Aujourd’hui quand je pense au Bois du Cazier, je pense à un lieu mémoriel, un lieu de recueillement. Ce site aujourd’hui paisible, verdoyant et silencieux fut jadis théâtre de travail, de souffrance, de luttes silencieuses.
Pour nous au CRI Charleroi, s’y rendre n’est jamais une simple visite. C’est une plongée dans une mémoire vive, un moment de questionnement collectif, un point d’appui pour mieux comprendre les migrations passées et interroger celles du présent. Ce lieu inspire autant qu’il interroge. Il rappelle, par sa puissance symbolique, les drames humains, les choix politiques, les logiques économiques qui ont marqué l’histoire de l’immigration en Belgique.
On parle aujourd’hui d’interculturalité, de citoyenneté, de reconnaissance de l’apport des migrants. Et c’est essentiel. Mais il faut aussi se souvenir que ce « bel endroit » qu’est devenu le Bois du Cazier n’a pas toujours été ce site de mémoire apaisé. À l’époque, c’était avant tout un lieu d’exploitation. De ceux qu’on ne montre pas sur les cartes postales. On y plongeait à des centaines de mètres sous terre, sans parler la langue, sans connaître les règles du jeu, sans savoir qu’on n’était pas venu ici pour être accueilli, mais pour être utilisé. La Belgique n’a pas fait venir des hommes, elle a fait venir des bras. Des ressources humaines dans le sens le plus froid du terme. Il a fallu du temps pour que ces travailleurs deviennent visibles. Pour qu’ils soient reconnus comme des citoyens, et non comme une force de travail jetable.

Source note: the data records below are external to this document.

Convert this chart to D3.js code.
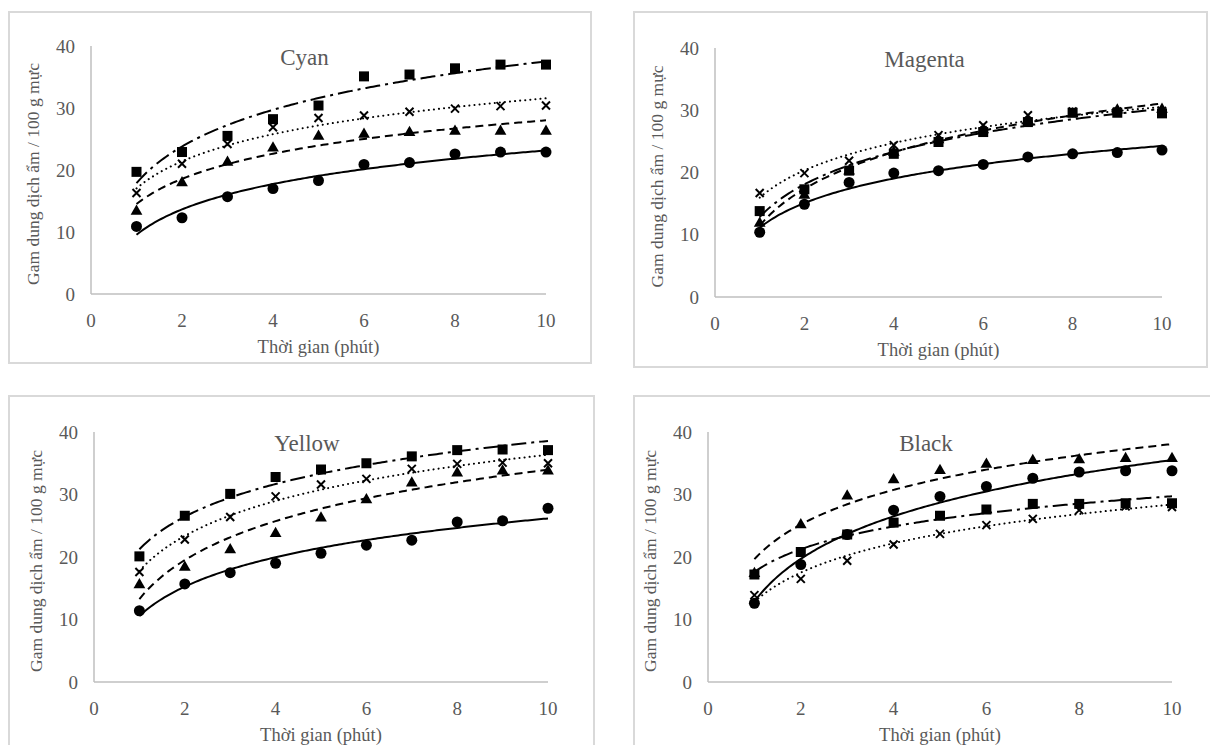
<!DOCTYPE html>
<html lang="vi">
  <head>
    <meta charset="UTF-8" />
    <title>Gam dung dịch ẩm</title>
    <style>
      body { margin: 0; background: #fff; }
      svg { display: block; }
      .frame { fill: #fff; stroke: #d9d9d9; stroke-width: 2; }
      .axis-line { stroke: #bfbfbf; stroke-width: 1.5; }
      .tick-label { font-family: "Liberation Serif", "Times New Roman", serif; font-size: 19px; fill: #595959; }
      .axis-title { font-family: "Liberation Serif", "Times New Roman", serif; font-size: 18.5px; fill: #595959; }
      .y-title { font-family: "Liberation Serif", "Times New Roman", serif; font-size: 17.5px; fill: #595959; }
      .chart-title { font-family: "Liberation Serif", "Times New Roman", serif; font-size: 23px; fill: #595959; }
      .trend { fill: none; stroke: #000; stroke-width: 2; }
    </style>
  </head>
  <body>
    <svg width="1210" height="745"></svg>
    <script src="https://d3js.org/d3.v7.min.js"></script>
    <script>
      // thời gian (phút)
      const minutes = [1, 2, 3, 4, 5, 6, 7, 8, 9, 10];
      const xTicks = [0, 2, 4, 6, 8, 10];
      const yTicks = [0, 10, 20, 30, 40];

      // Cyan
      const cyanCircle = [10.9, 12.3, 15.7, 17.0, 18.3, 20.9, 21.2, 22.6, 22.9, 22.9];
      const cyanTriangle = [13.5, 18.1, 21.4, 23.7, 25.6, 25.9, 26.2, 26.4, 26.4, 26.4];
      const cyanCross = [16.3, 21.0, 24.2, 26.9, 28.4, 28.8, 29.4, 29.9, 30.3, 30.4];
      const cyanSquare = [19.7, 22.9, 25.5, 28.2, 30.4, 35.1, 35.4, 36.4, 37.0, 37.0];

      // Magenta
      const magentaCircle = [10.4, 14.9, 18.4, 19.9, 20.3, 21.3, 22.5, 23.0, 23.2, 23.6];
      const magentaTriangle = [12.0, 16.5, 20.4, 23.4, 25.4, 27.0, 28.5, 29.6, 30.2, 30.3];
      const magentaCross = [16.7, 19.9, 21.9, 24.4, 26.0, 27.6, 29.2, 29.8, 29.8, 29.9];
      const magentaSquare = [13.8, 17.3, 20.3, 23.0, 24.9, 26.5, 28.1, 29.6, 29.6, 29.5];

      // Yellow
      const yellowCircle = [11.4, 15.7, 17.5, 19.0, 20.6, 21.9, 22.7, 25.6, 25.8, 27.8];
      const yellowTriangle = [15.7, 18.5, 21.3, 23.9, 26.4, 29.3, 32.0, 33.6, 33.9, 33.9];
      const yellowCross = [17.6, 22.8, 26.4, 29.7, 31.6, 32.5, 34.1, 34.9, 35.1, 35.0];
      const yellowSquare = [20.1, 26.6, 30.1, 32.8, 34.0, 35.0, 36.1, 37.1, 37.2, 37.1];

      // Black
      const blackCircle = [12.6, 18.8, 23.6, 27.5, 29.7, 31.3, 32.6, 33.6, 33.8, 33.8];
      const blackTriangle = [17.5, 25.3, 29.9, 32.5, 34.0, 35.0, 35.6, 35.7, 35.9, 35.9];
      const blackCross = [13.9, 16.5, 19.4, 22.0, 23.7, 25.1, 26.1, 27.5, 28.1, 28.0];
      const blackSquare = [17.2, 20.8, 23.6, 25.5, 26.6, 27.6, 28.5, 28.5, 28.6, 28.6];

      const svg = d3.select("svg");

      // khung và vị trí trục của từng biểu đồ
      const panels = [
        { title: "Cyan", box: [9, 12, 582, 351], left: 91, right: 546, top: 46, bottom: 294,
          series: [cyanCircle, cyanTriangle, cyanCross, cyanSquare] },
        { title: "Magenta", box: [634, 12, 573, 355], left: 715, right: 1162, top: 48, bottom: 297,
          series: [magentaCircle, magentaTriangle, magentaCross, magentaSquare] },
        { title: "Yellow", box: [9, 396, 585, 360], left: 94, right: 548, top: 432, bottom: 682,
          series: [yellowCircle, yellowTriangle, yellowCross, yellowSquare] },
        { title: "Black", box: [634, 396, 590, 360], left: 708, right: 1172, top: 432, bottom: 682,
          series: [blackCircle, blackTriangle, blackCross, blackSquare] }
      ];

      // kiểu đường xu hướng: tròn, tam giác, chéo, vuông
      const styles = [
        { shape: "circle", dash: null },
        { shape: "triangle", dash: "8,5" },
        { shape: "cross", dash: "0.1,5" },
        { shape: "square", dash: "15,5,3,5" }
      ];

      // hồi quy logarit y = a ln(x) + b
      function logFit(xs, ys) {
        const lx = xs.map(Math.log);
        const mx = d3.mean(lx), my = d3.mean(ys);
        let num = 0, den = 0;
        lx.forEach((v, i) => {
          num += (v - mx) * (ys[i] - my);
          den += (v - mx) * (v - mx);
        });
        const a = num / den;
        const b = my - a * mx;
        return (x) => a * Math.log(x) + b;
      }

      panels.forEach((p) => {
        const g = svg.append("g");
        g.append("rect").attr("class", "frame")
          .attr("x", p.box[0]).attr("y", p.box[1])
          .attr("width", p.box[2]).attr("height", p.box[3]);

        const x = d3.scaleLinear().domain([0, 10]).range([p.left, p.right]);
        const y = d3.scaleLinear().domain([0, 40]).range([p.bottom, p.top]);

        g.append("line").attr("class", "axis-line")
          .attr("x1", x(0)).attr("x2", x(0)).attr("y1", y(0)).attr("y2", y(40));
        g.append("line").attr("class", "axis-line")
          .attr("x1", x(0)).attr("x2", x(10)).attr("y1", y(0)).attr("y2", y(0));

        g.selectAll(".ylab").data(yTicks).enter().append("text")
          .attr("class", "tick-label")
          .attr("x", x(0) - 16).attr("y", (d) => y(d))
          .attr("dy", "0.35em").attr("text-anchor", "end")
          .text((d) => d);
        g.selectAll(".xlab").data(xTicks).enter().append("text")
          .attr("class", "tick-label")
          .attr("x", (d) => x(d)).attr("y", y(0) + 26)
          .attr("dy", "0.35em").attr("text-anchor", "middle")
          .text((d) => d);

        g.append("text").attr("class", "axis-title")
          .attr("x", (x(0) + x(10)) / 2).attr("y", y(0) + 53)
          .attr("dy", "0.35em").attr("text-anchor", "middle")
          .text("Thời gian (phút)");
        g.append("text").attr("class", "y-title")
          .attr("transform", "translate(" + (x(0) - 58) + "," + ((y(0) + y(40)) / 2 + 4) + ") rotate(-90)")
          .attr("dy", "0.35em").attr("text-anchor", "middle")
          .text("Gam dung dịch ẩm / 100 g mực");
        g.append("text").attr("class", "chart-title")
          .attr("x", (x(0) + x(10)) / 2 - 14).attr("y", y(38.3))
          .attr("dy", "0.35em").attr("text-anchor", "middle")
          .text(p.title);

        p.series.forEach((vals, i) => {
          const st = styles[i];
          const f = logFit(minutes, vals);
          const pts = d3.range(1, 10.001, 0.05).map((t) => ({ t: t, v: f(t) }));
          const path = g.append("path").attr("class", "trend")
            .attr("d", d3.line().x((d) => x(d.t)).y((d) => y(d.v))(pts));
          if (st.dash) path.attr("stroke-dasharray", st.dash);
          if (st.shape === "cross") path.attr("stroke-linecap", "round").attr("stroke-width", 3);

          const mg = g.append("g");
          vals.forEach((v, k) => {
            const cx = x(minutes[k]), cy = y(v);
            if (st.shape === "circle") {
              mg.append("circle").attr("cx", cx).attr("cy", cy).attr("r", 5.5).attr("fill", "#000");
            } else if (st.shape === "square") {
              mg.append("rect").attr("x", cx - 5).attr("y", cy - 5)
                .attr("width", 10).attr("height", 10).attr("fill", "#000");
            } else if (st.shape === "triangle") {
              mg.append("path").attr("fill", "#000")
                .attr("d", d3.symbol().type(d3.symbolTriangle).size(60)())
                .attr("transform", "translate(" + cx + "," + (cy + 1) + ")");
            } else {
              mg.append("path").attr("fill", "none").attr("stroke", "#000").attr("stroke-width", 2)
                .attr("d", "M-4,-4L4,4M-4,4L4,-4")
                .attr("transform", "translate(" + cx + "," + cy + ")");
            }
          });
        });
      });
    </script>
  </body>
</html>
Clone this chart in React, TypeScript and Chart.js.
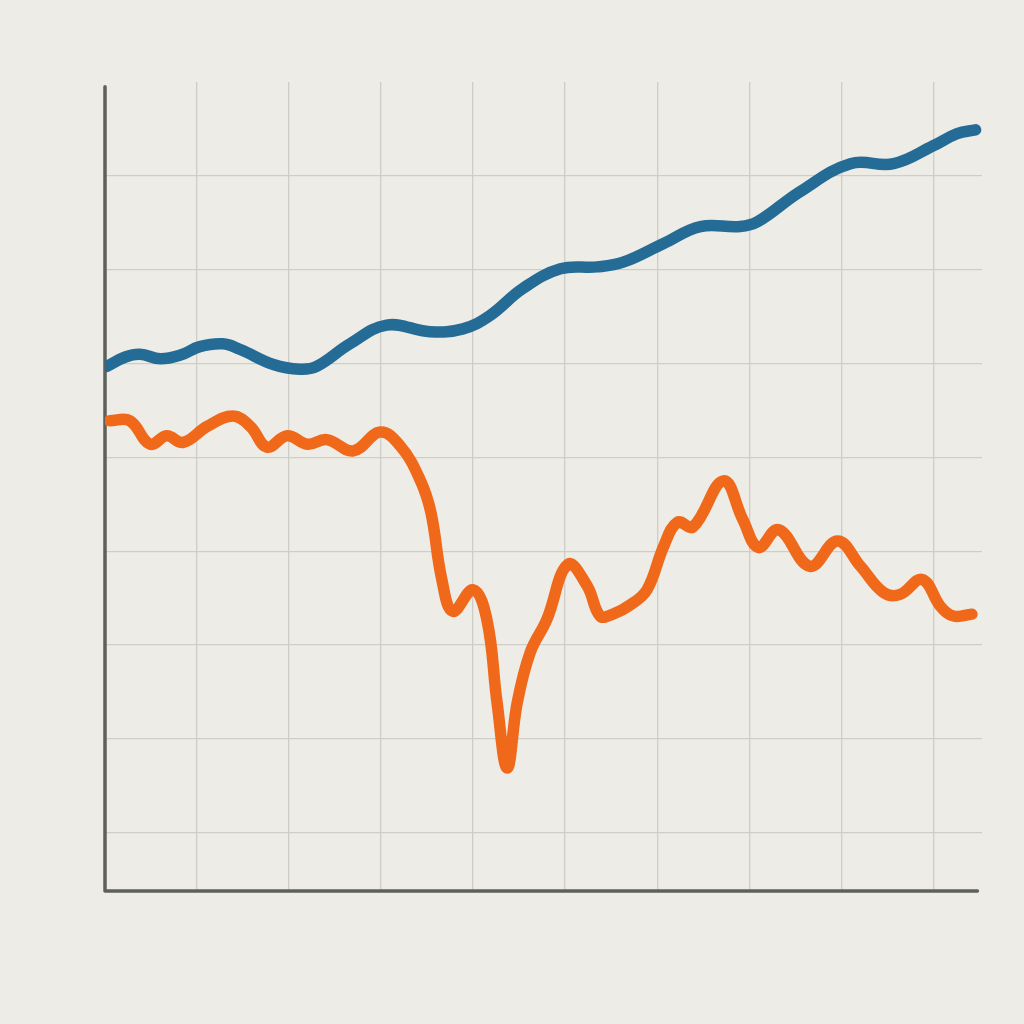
import React, { useEffect, useRef } from "react";
import { Chart, registerables } from "chart.js";

Chart.register(...registerables);

// Blue series (x in grid units, y in grid units)
const blueX = [0.02, 0.22, 0.38, 0.6, 0.82, 1.03, 1.28, 1.47, 1.83, 2.12, 2.3, 2.66, 3.06, 3.53, 3.89, 4.18, 4.54, 4.95, 5.35, 5.63, 6.07, 6.47, 6.9, 7.09, 7.55, 8.1, 8.57, 9.0, 9.26, 9.46];
const blueY = [4.97, 5.07, 5.1, 5.05, 5.09, 5.18, 5.21, 5.15, 4.99, 4.94, 4.97, 5.21, 5.41, 5.34, 5.37, 5.51, 5.8, 6.01, 6.03, 6.08, 6.28, 6.46, 6.46, 6.51, 6.83, 7.13, 7.13, 7.32, 7.45, 7.49];

// Orange series
const orangeX = [0.05, 0.27, 0.49, 0.67, 0.85, 1.11, 1.39, 1.58, 1.76, 1.98, 2.2, 2.41, 2.7, 2.99, 3.21, 3.42, 3.54, 3.66, 3.78, 4.0, 4.15, 4.26, 4.37, 4.48, 4.62, 4.8, 5.03, 5.24, 5.38, 5.52, 5.71, 5.89, 6.07, 6.22, 6.39, 6.72, 6.93, 7.1, 7.32, 7.66, 7.96, 8.21, 8.46, 8.64, 8.88, 9.08, 9.22, 9.42];
const orangeY = [4.39, 4.39, 4.14, 4.23, 4.16, 4.33, 4.44, 4.33, 4.11, 4.23, 4.14, 4.19, 4.07, 4.27, 4.12, 3.77, 3.42, 2.7, 2.36, 2.59, 2.27, 1.39, 0.69, 1.39, 1.92, 2.27, 2.86, 2.63, 2.31, 2.33, 2.43, 2.59, 3.05, 3.31, 3.26, 3.75, 3.34, 3.04, 3.23, 2.84, 3.11, 2.84, 2.56, 2.54, 2.7, 2.41, 2.31, 2.33];

// Grid tick values
const xGridTicks = [1, 2, 3, 4, 5, 6, 7, 8, 9];
const yGridTicks = [0, 1, 2, 3, 4, 5, 6, 7];

const X_MIN = 0;
const X_MAX = 9.53;
const Y_MIN = -0.62;
const Y_MAX = 8.0;
const AXIS_TOP = 7.95;
const AXIS_RIGHT = 9.48;

const BG = "#eeece6";
const GRID = "#cfcdc7";
const AXIS = "#5e605b";
const BLUE = "#246b96";
const ORANGE = "#f0691a";

const axisPlugin = {
  id: "handAxes",
  beforeDatasetsDraw(chart: any) {
    const { ctx, scales } = chart;
    const xs = scales.x;
    const ys = scales.y;
    const x0 = xs.getPixelForValue(X_MIN);
    const y0 = ys.getPixelForValue(Y_MIN);
    ctx.save();
    ctx.strokeStyle = AXIS;
    ctx.lineWidth = 3.5;
    ctx.lineCap = "round";
    ctx.lineJoin = "round";
    ctx.beginPath();
    ctx.moveTo(x0, ys.getPixelForValue(AXIS_TOP));
    ctx.lineTo(x0, y0);
    ctx.lineTo(xs.getPixelForValue(AXIS_RIGHT), y0);
    ctx.stroke();
    ctx.restore();
  },
};

export default function App() {
  const ref = useRef<HTMLCanvasElement | null>(null);

  useEffect(() => {
    if (!ref.current) return;
    const blueData = blueX.map((x, i) => ({ x, y: blueY[i] }));
    const orangeData = orangeX.map((x, i) => ({ x, y: orangeY[i] }));
    const chart = new Chart(ref.current, {
      type: "line",
      data: {
        datasets: [
          {
            data: blueData,
            borderColor: BLUE,
            borderWidth: 11.5,
            borderCapStyle: "round",
            borderJoinStyle: "round",
            pointRadius: 0,
            tension: 0.4,
            fill: false,
          },
          {
            data: orangeData,
            borderColor: ORANGE,
            borderWidth: 11.5,
            borderCapStyle: "round",
            borderJoinStyle: "round",
            pointRadius: 0,
            tension: 0.4,
            fill: false,
          },
        ],
      },
      options: {
        responsive: false,
        animation: false,
        layout: { padding: { left: 105, right: 42, top: 82, bottom: 133 } },
        plugins: { legend: { display: false }, tooltip: { enabled: false } },
        scales: {
          x: {
            type: "linear",
            min: X_MIN,
            max: X_MAX,
            afterBuildTicks: (s: any) => {
              s.ticks = xGridTicks.map((v) => ({ value: v }));
            },
            afterFit: (s: any) => {
              s.height = 0;
            },
            ticks: { display: false },
            grid: { color: GRID, lineWidth: 1.3, drawTicks: false },
            border: { display: false },
          },
          y: {
            type: "linear",
            min: Y_MIN,
            max: Y_MAX,
            afterBuildTicks: (s: any) => {
              s.ticks = yGridTicks.map((v) => ({ value: v }));
            },
            afterFit: (s: any) => {
              s.width = 0;
            },
            ticks: { display: false },
            grid: { color: GRID, lineWidth: 1.3, drawTicks: false },
            border: { display: false },
          },
        },
      },
      plugins: [axisPlugin],
    });
    return () => chart.destroy();
  }, []);

  return (
    <div
      style={{
        position: "fixed",
        left: 0,
        top: 0,
        width: 1024,
        height: 1024,
        background: BG,
      }}
    >
      <canvas ref={ref} width={1024} height={1024} />
    </div>
  );
}
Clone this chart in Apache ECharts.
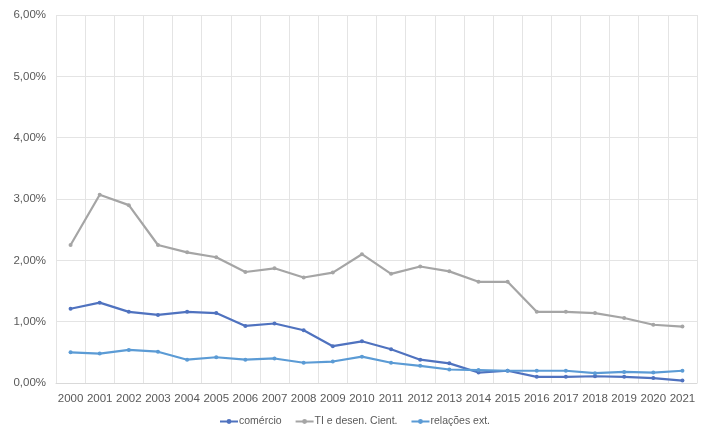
<!DOCTYPE html>
<html><head><meta charset="utf-8">
<script src="https://cdn.jsdelivr.net/npm/echarts@6/dist/echarts.min.js"></script>
<style>html,body{margin:0;padding:0;background:#fff}#c{width:709px;height:435px}</style>
</head><body><div id="c"></div>
<script>
const years = ['2000','2001','2002','2003','2004','2005','2006','2007','2008','2009','2010','2011','2012','2013','2014','2015','2016','2017','2018','2019','2020','2021'];
const comercio = [1.21,1.31,1.16,1.11,1.16,1.14,0.93,0.97,0.86,0.60,0.68,0.55,0.38,0.32,0.17,0.20,0.10,0.10,0.11,0.10,0.08,0.04];
const tiDesen = [2.25,3.07,2.90,2.25,2.13,2.05,1.81,1.87,1.72,1.80,2.10,1.78,1.90,1.82,1.65,1.65,1.16,1.16,1.14,1.06,0.95,0.92];
const relacoes = [0.50,0.48,0.54,0.51,0.38,0.42,0.38,0.40,0.33,0.35,0.43,0.33,0.28,0.22,0.21,0.20,0.20,0.20,0.16,0.18,0.17,0.20];
const names = ['comércio','TI e desen. Cient.','relações ext.'];
const colors = ['#4F72BF','#A5A5A5','#5B9BD5'];
const font = 'Liberation Sans, Arial, sans-serif';
const mk = (name, data, color) => ({
  name, type:'line', data, symbol:'circle', symbolSize:4,
  lineStyle:{color, width:2.2}, itemStyle:{color}
});
const chart = echarts.init(document.getElementById('c'));
chart.setOption({
  animation:false,
  textStyle:{fontFamily:font},
  grid:{left:56,right:12,top:15,bottom:52,containLabel:false},
  legend:{show:true,bottom:3,left:'center',itemWidth:18,itemHeight:6,itemGap:13,
    textStyle:{color:'#595959',fontSize:10.5,fontFamily:font,padding:[0,0,0,-4]},data:names},
  xAxis:{type:'category',data:years,boundaryGap:true,
    axisLine:{lineStyle:{color:'#D9D9D9'}},axisTick:{show:false},
    axisLabel:{color:'#595959',fontSize:11.5,margin:10,interval:0},
    splitLine:{show:true,lineStyle:{color:'#E4E4E4'}}},
  yAxis:{type:'value',min:0,max:6,interval:1,
    axisLine:{show:false},axisTick:{show:false},
    axisLabel:{color:'#595959',fontSize:11.5,margin:10,formatter:v=>v.toFixed(2).replace('.',',')+'%'},
    splitLine:{lineStyle:{color:'#E4E4E4'}}},
  series:[mk(names[0],comercio,colors[0]),mk(names[1],tiDesen,colors[1]),mk(names[2],relacoes,colors[2])]
});
</script></body></html>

Face à cette histoire, une question persiste : que se serait-il passé si une structure comme le CRI Charleroi avait existé à l’époque ? On ne peut refaire l’histoire, et il ne s’agit pas ici d’anachronisme. Dans les années 50, les ouvriers vivaient dans des conditions très précaires. Mais on ne peut ignorer que les travailleurs étrangers ont connu une double peine : celle du travail pénible et celle de l’exclusion sociale, linguistique, administrative. Ils étaient logés dans des baraquements, coupés de la société, réduits au silence. Et pourtant, malgré cela, quelque chose a germé.
Ce qui n’est pas venu d’en haut est venu d’en bas. Contre les logiques patronales, contre l’indifférence des autorités, des solidarités se sont mises en place. On s’est regroupés, organisés, on a créé des associations, des coopératives, des mutuelles. On a arraché, petit à petit, des droits fondamentaux. Le permis de travail, le séjour, la sécurité sociale, les allocations familiales, l’accès au logement : toutes ces avancées sont nées de la mobilisation des premiers concernés. Ce furent les débuts d’une citoyenneté active, souvent informelle, mais d’une puissance inestimable. Une sorte de proto-lobbying populaire, porté par ceux qui n’avaient que leur dignité pour tout bagage.
Et il y a eu la fraternité, cette valeur transversale si chère à notre travail. Dans les galeries, disait un ancien mineur, « quand on remonte, on est tous de la même couleur : noir, de la tête aux pieds ». Cette phrase dit tout. L’égalité s’y vivait dans la poussière, la peur et l’effort partagé. Et c’est dans cette expérience commune que se sont tissés les premiers liens interculturels, bien avant que le mot lui-même n’existe dans les discours publics.
Le Bois du Cazier, par sa force mémorielle, nous pousse à regarder notre présent autrement. Il nous montre comment les enjeux d’hier résonnent encore aujourd’hui : les migrations, la précarité, l’exclusion, mais aussi les luttes, les résistances, les conquêtes. Il nous rappelle que les politiques migratoires ne sont pas neutres, qu’elles s’ancrent toujours dans des contextes socio-économiques précis, dans des rapports de pouvoir qu’il faut décrypter. Il nous montre, aussi, combien la politisation des migrations est ancienne. Rien de neuf sous le soleil, si ce n’est notre capacité, aujourd’hui, à nommer les choses et à agir collectivement.
C’est dans cet esprit que le CRI Charleroi continue son travail. En entretenant la mémoire, en donnant la parole, en créant du lien. En rappelant que l’histoire des migrations n’est pas une parenthèse dans l’histoire, mais bien une de ses colonnes vertébrales. Ce que nous faisons aujourd’hui en termes d’accompagnement, de sensibilisations, s’inscrit dans une longue filiation. Cette filiation réelle et symbolique, c’est celle des mineurs de fond, celle des femmes invisibilisées dans les baraques. Mais c’est aussi notre histoire filiale, celle des enfants qui ont grandi aux interstices de mondes bigarrés.